I am a few hours away from being a thirty-nine year old woman. I feel thankful. I am, I think, in one of the loveliest stages of my life. As each day passes I become more and more aware that I have a life that is worth loving from every possible angle. My heart is full and although I question things all of the time – where to go next, what to do now – I feel more at peace than I have in a long while.
This time last year was difficult. I struggled. I was unsure. My health rattled my bones and made me stand up and take notice of how well I was caring for myself. Since then I’ve made a few changes. I’m still in the process of managing things and finding the right balance but I now firmly believe balance is achievable and I hold onto that when I have a day where I feel particularly unsteady. And some days, I do still feel particularly unsteady. I’m human.

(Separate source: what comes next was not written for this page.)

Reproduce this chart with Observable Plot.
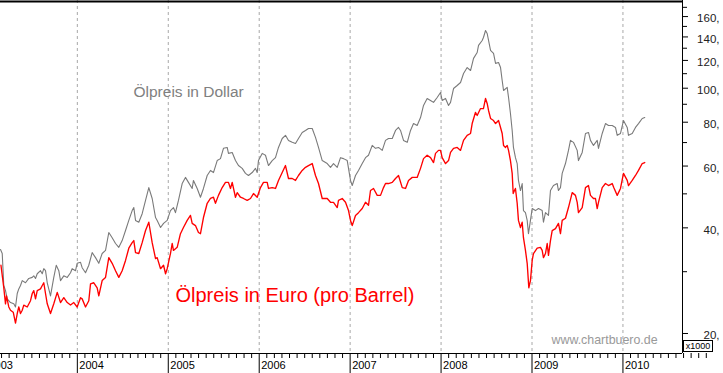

I’m now married to a man who has made me feel so at ease with who I am that I find myself amazed at how full of promise even the simplest things are. I’ll have dinner with my husband, I’ll call my husband, I’ll take a drive with my husband. I like having those thoughts. I like that I have a friend who I am so in love with that the very idea of spending a few minutes lying side by side with him, talking about our day, beats any other way I could spend my time. Right now he’s in the other room wrapping my birthday gift in pink tissue paper with white polka dots. I know because he came in to the spare room where I’m writing to ask me where I keep all of my wrapping supplies. Hearing him fuss with the tissue as he watches the Eagles game, knowing that he really thought about what to get me and how it would make me feel, makes me smile. That may sound so simple or even a little sugary, cheesy plain Jane la-la land. It’s not though. It’s all of those things but more than that it’s a smile full of satisfaction. It’s attached to this feeling deep down in my gut that is the definition of gratitude and I thank all of the stars that I have it, that I have him and that we’re together.
I think that my entire life has been spent on a wheel. I was always chasing something or focusing on something that I thought was chasing me. Had I been hooked up to a large hotel, my wheel and I could have powered the place for several tourist seasons just by how swiftly and how often I moved my feet. And there is no telling what I could have accomplished had it been hooked to my mind which had a habit of running relentlessly as well. I’m thinking Broadway, every marquee, every show for the past five seasons. Talk about exhausting.
Just recently, I came to realize that without even knowing it, I had stepped down from the wheel. Maybe it was when I wasn’t feeling well and took so much time to rest. I like to think though that it’s the inevitable by-product of someone finally taking charge of his or her life and the freedom that brings. I feel free. And because of that, my life feels much lighter than it ever has.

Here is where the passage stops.